▶ _What to do_
Give back the full listing, character for character, with no pictures.

▶ _Dataset extract_
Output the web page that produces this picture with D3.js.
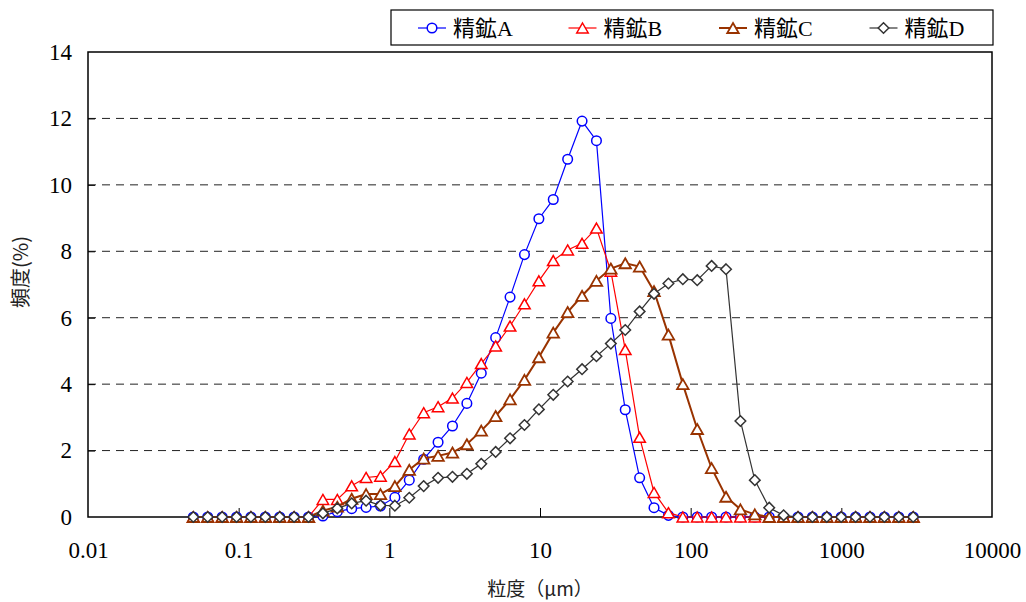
<!DOCTYPE html>
<html><head><meta charset="utf-8">
<script src="https://cdn.jsdelivr.net/npm/d3@7"></script>
<style>body{margin:0;background:#fff}svg{display:block}</style>
</head><body><svg id="c" width="1026" height="602"></svg>
<script>
// particle size classes (µm)
const sizes = [0.0500,0.0623,0.0777,0.0968,0.1206,0.1503,0.1873,0.2333,0.2907,0.3623,
0.4515,0.5626,0.7010,0.8735,1.0885,1.3564,1.6902,2.1062,2.6244,3.2704,
4.0753,5.0783,6.3281,7.8856,9.8283,12.246,15.260,19.016,23.696,29.527,
36.793,45.848,57.132,71.193,88.714,110.55,137.75,171.65,213.90,266.54,
332.14,413.88,515.74,642.67,800.84,997.93,1243.5,1549.6,1931.0,2406.3,3000];
const seriesNames = ["精鉱A","精鉱B","精鉱C","精鉱D"];
const valuesA = [0,0,0,0,0,0,0,0,0,0.03,0.16,0.25,0.29,0.33,0.59,1.11,1.74,2.25,2.74,3.42,
4.33,5.40,6.62,7.90,8.98,9.56,10.77,11.92,11.33,5.98,3.23,1.18,0.28,0.05,0,0,0,0,0,0,
0,0,0,0,0,0,0,0,0,0,0];
const valuesB = [0,0,0,0,0,0,0,0,0,0.53,0.53,0.94,1.19,1.23,1.67,2.50,3.14,3.32,3.58,4.05,
4.62,5.15,5.75,6.42,7.11,7.72,8.04,8.24,8.70,7.40,5.04,2.40,0.74,0.13,0,0,0,0,0,0,
0,0,0,0,0,0,0,0,0,0,0];
const valuesC = [0,0,0,0,0,0,0,0,0,0.19,0.31,0.55,0.69,0.69,0.93,1.42,1.76,1.84,1.94,2.19,
2.60,3.04,3.54,4.13,4.81,5.55,6.17,6.66,7.11,7.48,7.64,7.54,6.80,5.49,4.00,2.65,1.47,0.61,0.23,0.08,
0,0,0,0,0,0,0,0,0,0,0];
const valuesD = [0,0,0,0,0,0,0,0,0,0.11,0.26,0.41,0.49,0.35,0.34,0.58,0.93,1.18,1.21,1.30,
1.60,1.96,2.37,2.77,3.24,3.68,4.08,4.45,4.84,5.22,5.63,6.19,6.72,7.03,7.16,7.13,7.56,7.46,2.89,1.11,
0.28,0.05,0,0,0,0,0,0,0,0,0];
const xTicks = [0.01,0.1,1,10,100,1000,10000];
const xTickLabels = ["0.01","0.1","1","10","100","1000","10000"];
const yTicks = [0,2,4,6,8,10,12,14];
const xTitle = "粒度（μm）";
const yTitle = "頻度(%)";

const svg = d3.select("#c");
const L=88,R=992,T=52,B=517;
const x = d3.scaleLog().domain([0.01,10000]).range([L,R]);
const y = d3.scaleLinear().domain([0,14]).range([B,T]);
const numFont = "'Liberation Serif','Noto Sans CJK JP',serif";

// gridlines
svg.append("g").selectAll("line").data(yTicks.filter(v=>v>0&&v<14)).join("line")
  .attr("x1",L).attr("x2",R).attr("y1",d=>y(d)).attr("y2",d=>y(d))
  .attr("stroke","#222").attr("stroke-width",1).attr("stroke-dasharray","8,6");

// axes
const yAxis = d3.axisLeft(y).tickValues(yTicks).tickSize(-7).tickPadding(16).tickFormat(d3.format("d"));
const gy = svg.append("g").attr("transform",`translate(${L},0)`).call(yAxis);
const xAxis = d3.axisBottom(x).tickValues(xTicks).tickSize(-9).tickPadding(25)
  .tickFormat((d,i)=>xTickLabels[i]);
const gx = svg.append("g").attr("transform",`translate(0,${B})`).call(xAxis);
[gx,gy].forEach(g=>{
  g.select(".domain").remove();
  g.selectAll(".tick line").attr("stroke","#000").attr("stroke-width",1);
  g.selectAll("text").attr("font-family",numFont).attr("font-size",23).attr("fill","#000");
});
gx.selectAll(".tick line").filter(d=>d===0.01||d===10000).remove();
gy.selectAll(".tick line").filter(d=>d===0||d===14).remove();

// frame
svg.append("rect").attr("x",L).attr("y",T).attr("width",R-L).attr("height",B-T)
  .attr("fill","none").attr("stroke","#000").attr("stroke-width",1.5);

const series = [
  {name:seriesNames[0], vals:valuesA, color:"#0000ff", lw:1.2, sw:1.5, sym:"circle"},
  {name:seriesNames[1], vals:valuesB, color:"#ff0000", lw:1.2, sw:1.5, sym:"triangle"},
  {name:seriesNames[2], vals:valuesC, color:"#993300", lw:2, sw:1.8, sym:"triangle"},
  {name:seriesNames[3], vals:valuesD, color:"#333333", lw:1.2, sw:1.5, sym:"diamond"}
];
function drawMarker(g, s, cx, cy){
  if(s.sym==="circle"){
    g.append("circle").attr("cx",cx).attr("cy",cy).attr("r",4.8)
     .attr("fill","#fff").attr("stroke",s.color).attr("stroke-width",s.sw);
  } else if(s.sym==="triangle"){
    const h=10, w=11.5;
    g.append("path").attr("d",`M${cx},${cy-h/2}L${cx+w/2},${cy+h/2}L${cx-w/2},${cy+h/2}Z`)
     .attr("fill","#fff").attr("stroke",s.color).attr("stroke-width",s.sw);
  } else {
    const r=5.3;
    g.append("path").attr("d",`M${cx},${cy-r}L${cx+r},${cy}L${cx},${cy+r}L${cx-r},${cy}Z`)
     .attr("fill","#fff").attr("stroke",s.color).attr("stroke-width",s.sw);
  }
}
const line = d3.line().x((d,i)=>x(sizes[i])).y(d=>y(d));
series.forEach(s=>{
  const g = svg.append("g");
  g.append("path").datum(s.vals).attr("d",line).attr("fill","none")
    .attr("stroke",s.color).attr("stroke-width",s.lw);
  s.vals.forEach((v,i)=>drawMarker(g,s,x(sizes[i]),y(v)));
});

// legend
svg.append("rect").attr("x",391).attr("y",10).attr("width",602).attr("height",35)
  .attr("fill","#fff").attr("stroke","#000").attr("stroke-width",1.2);
series.forEach((s,i)=>{
  const x0 = 418 + i*150.5, cy = 28;
  const g = svg.append("g");
  g.append("line").attr("x1",x0).attr("x2",x0+28).attr("y1",cy).attr("y2",cy)
    .attr("stroke",s.color).attr("stroke-width",s.lw);
  drawMarker(g,s,x0+14,cy);
  g.append("text").attr("x",x0+35).attr("y",cy).attr("dy","0.36em")
    .attr("font-family",numFont).attr("font-size",22).text(s.name);
});

// titles
svg.append("text").attr("x",540).attr("y",589).attr("dy","0.36em").attr("text-anchor","middle")
  .attr("font-family","'Noto Sans CJK JP',sans-serif").attr("font-size",19).attr("fill","#222").text(xTitle);
svg.append("text").attr("transform","translate(21,272) rotate(-90)").attr("dy","0.36em")
  .attr("text-anchor","middle").attr("font-family","'Noto Sans CJK JP',sans-serif")
  .attr("font-size",20).attr("fill","#222").text(yTitle);
</script></body></html>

▶ _Right answer_
Output the web page that produces this picture with D3.js.
<!DOCTYPE html>
<html><head><meta charset="utf-8">
<script src="https://cdn.jsdelivr.net/npm/d3@7"></script>
<style>body{margin:0;background:#fff}svg{display:block}</style>
</head><body><svg id="c" width="1026" height="602"></svg>
<script>
// particle size classes (µm)
const sizes = [0.0500,0.0623,0.0777,0.0968,0.1206,0.1503,0.1873,0.2333,0.2907,0.3623,
0.4515,0.5626,0.7010,0.8735,1.0885,1.3564,1.6902,2.1062,2.6244,3.2704,
4.0753,5.0783,6.3281,7.8856,9.8283,12.246,15.260,19.016,23.696,29.527,
36.793,45.848,57.132,71.193,88.714,110.55,137.75,171.65,213.90,266.54,
332.14,413.88,515.74,642.67,800.84,997.93,1243.5,1549.6,1931.0,2406.3,3000];
const seriesNames = ["精鉱A","精鉱B","精鉱C","精鉱D"];
const valuesA = [0,0,0,0,0,0,0,0,0,0.03,0.16,0.25,0.29,0.33,0.59,1.11,1.74,2.25,2.74,3.42,
4.33,5.40,6.62,7.90,8.98,9.56,10.77,11.92,11.33,5.98,3.23,1.18,0.28,0.05,0,0,0,0,0,0,
0,0,0,0,0,0,0,0,0,0,0];
const valuesB = [0,0,0,0,0,0,0,0,0,0.53,0.53,0.94,1.19,1.23,1.67,2.50,3.14,3.32,3.58,4.05,
4.62,5.15,5.75,6.42,7.11,7.72,8.04,8.24,8.70,7.40,5.04,2.40,0.74,0.13,0,0,0,0,0,0,
0,0,0,0,0,0,0,0,0,0,0];
const valuesC = [0,0,0,0,0,0,0,0,0,0.19,0.31,0.55,0.69,0.69,0.93,1.42,1.76,1.84,1.94,2.19,
2.60,3.04,3.54,4.13,4.81,5.55,6.17,6.66,7.11,7.48,7.64,7.54,6.80,5.49,4.00,2.65,1.47,0.61,0.23,0.08,
0,0,0,0,0,0,0,0,0,0,0];
const valuesD = [0,0,0,0,0,0,0,0,0,0.11,0.26,0.41,0.49,0.35,0.34,0.58,0.93,1.18,1.21,1.30,
1.60,1.96,2.37,2.77,3.24,3.68,4.08,4.45,4.84,5.22,5.63,6.19,6.72,7.03,7.16,7.13,7.56,7.46,2.89,1.11,
0.28,0.05,0,0,0,0,0,0,0,0,0];
const xTicks = [0.01,0.1,1,10,100,1000,10000];
const xTickLabels = ["0.01","0.1","1","10","100","1000","10000"];
const yTicks = [0,2,4,6,8,10,12,14];
const xTitle = "粒度（μm）";
const yTitle = "頻度(%)";

const svg = d3.select("#c");
const L=88,R=992,T=52,B=517;
const x = d3.scaleLog().domain([0.01,10000]).range([L,R]);
const y = d3.scaleLinear().domain([0,14]).range([B,T]);
const numFont = "'Liberation Serif','Noto Sans CJK JP',serif";

// gridlines
svg.append("g").selectAll("line").data(yTicks.filter(v=>v>0&&v<14)).join("line")
  .attr("x1",L).attr("x2",R).attr("y1",d=>y(d)).attr("y2",d=>y(d))
  .attr("stroke","#222").attr("stroke-width",1).attr("stroke-dasharray","8,6");

// axes
const yAxis = d3.axisLeft(y).tickValues(yTicks).tickSize(-7).tickPadding(16).tickFormat(d3.format("d"));
const gy = svg.append("g").attr("transform",`translate(${L},0)`).call(yAxis);
const xAxis = d3.axisBottom(x).tickValues(xTicks).tickSize(-9).tickPadding(25)
  .tickFormat((d,i)=>xTickLabels[i]);
const gx = svg.append("g").attr("transform",`translate(0,${B})`).call(xAxis);
[gx,gy].forEach(g=>{
  g.select(".domain").remove();
  g.selectAll(".tick line").attr("stroke","#000").attr("stroke-width",1);
  g.selectAll("text").attr("font-family",numFont).attr("font-size",23).attr("fill","#000");
});
gx.selectAll(".tick line").filter(d=>d===0.01||d===10000).remove();
gy.selectAll(".tick line").filter(d=>d===0||d===14).remove();

// frame
svg.append("rect").attr("x",L).attr("y",T).attr("width",R-L).attr("height",B-T)
  .attr("fill","none").attr("stroke","#000").attr("stroke-width",1.5);

const series = [
  {name:seriesNames[0], vals:valuesA, color:"#0000ff", lw:1.2, sw:1.5, sym:"circle"},
  {name:seriesNames[1], vals:valuesB, color:"#ff0000", lw:1.2, sw:1.5, sym:"triangle"},
  {name:seriesNames[2], vals:valuesC, color:"#993300", lw:2, sw:1.8, sym:"triangle"},
  {name:seriesNames[3], vals:valuesD, color:"#333333", lw:1.2, sw:1.5, sym:"diamond"}
];
function drawMarker(g, s, cx, cy){
  if(s.sym==="circle"){
    g.append("circle").attr("cx",cx).attr("cy",cy).attr("r",4.8)
     .attr("fill","#fff").attr("stroke",s.color).attr("stroke-width",s.sw);
  } else if(s.sym==="triangle"){
    const h=10, w=11.5;
    g.append("path").attr("d",`M${cx},${cy-h/2}L${cx+w/2},${cy+h/2}L${cx-w/2},${cy+h/2}Z`)
     .attr("fill","#fff").attr("stroke",s.color).attr("stroke-width",s.sw);
  } else {
    const r=5.3;
    g.append("path").attr("d",`M${cx},${cy-r}L${cx+r},${cy}L${cx},${cy+r}L${cx-r},${cy}Z`)
     .attr("fill","#fff").attr("stroke",s.color).attr("stroke-width",s.sw);
  }
}
const line = d3.line().x((d,i)=>x(sizes[i])).y(d=>y(d));
series.forEach(s=>{
  const g = svg.append("g");
  g.append("path").datum(s.vals).attr("d",line).attr("fill","none")
    .attr("stroke",s.color).attr("stroke-width",s.lw);
  s.vals.forEach((v,i)=>drawMarker(g,s,x(sizes[i]),y(v)));
});

// legend
svg.append("rect").attr("x",391).attr("y",10).attr("width",602).attr("height",35)
  .attr("fill","#fff").attr("stroke","#000").attr("stroke-width",1.2);
series.forEach((s,i)=>{
  const x0 = 418 + i*150.5, cy = 28;
  const g = svg.append("g");
  g.append("line").attr("x1",x0).attr("x2",x0+28).attr("y1",cy).attr("y2",cy)
    .attr("stroke",s.color).attr("stroke-width",s.lw);
  drawMarker(g,s,x0+14,cy);
  g.append("text").attr("x",x0+35).attr("y",cy).attr("dy","0.36em")
    .attr("font-family",numFont).attr("font-size",22).text(s.name);
});

// titles
svg.append("text").attr("x",540).attr("y",589).attr("dy","0.36em").attr("text-anchor","middle")
  .attr("font-family","'Noto Sans CJK JP',sans-serif").attr("font-size",19).attr("fill","#222").text(xTitle);
svg.append("text").attr("transform","translate(21,272) rotate(-90)").attr("dy","0.36em")
  .attr("text-anchor","middle").attr("font-family","'Noto Sans CJK JP',sans-serif")
  .attr("font-size",20).attr("fill","#222").text(yTitle);
</script></body></html>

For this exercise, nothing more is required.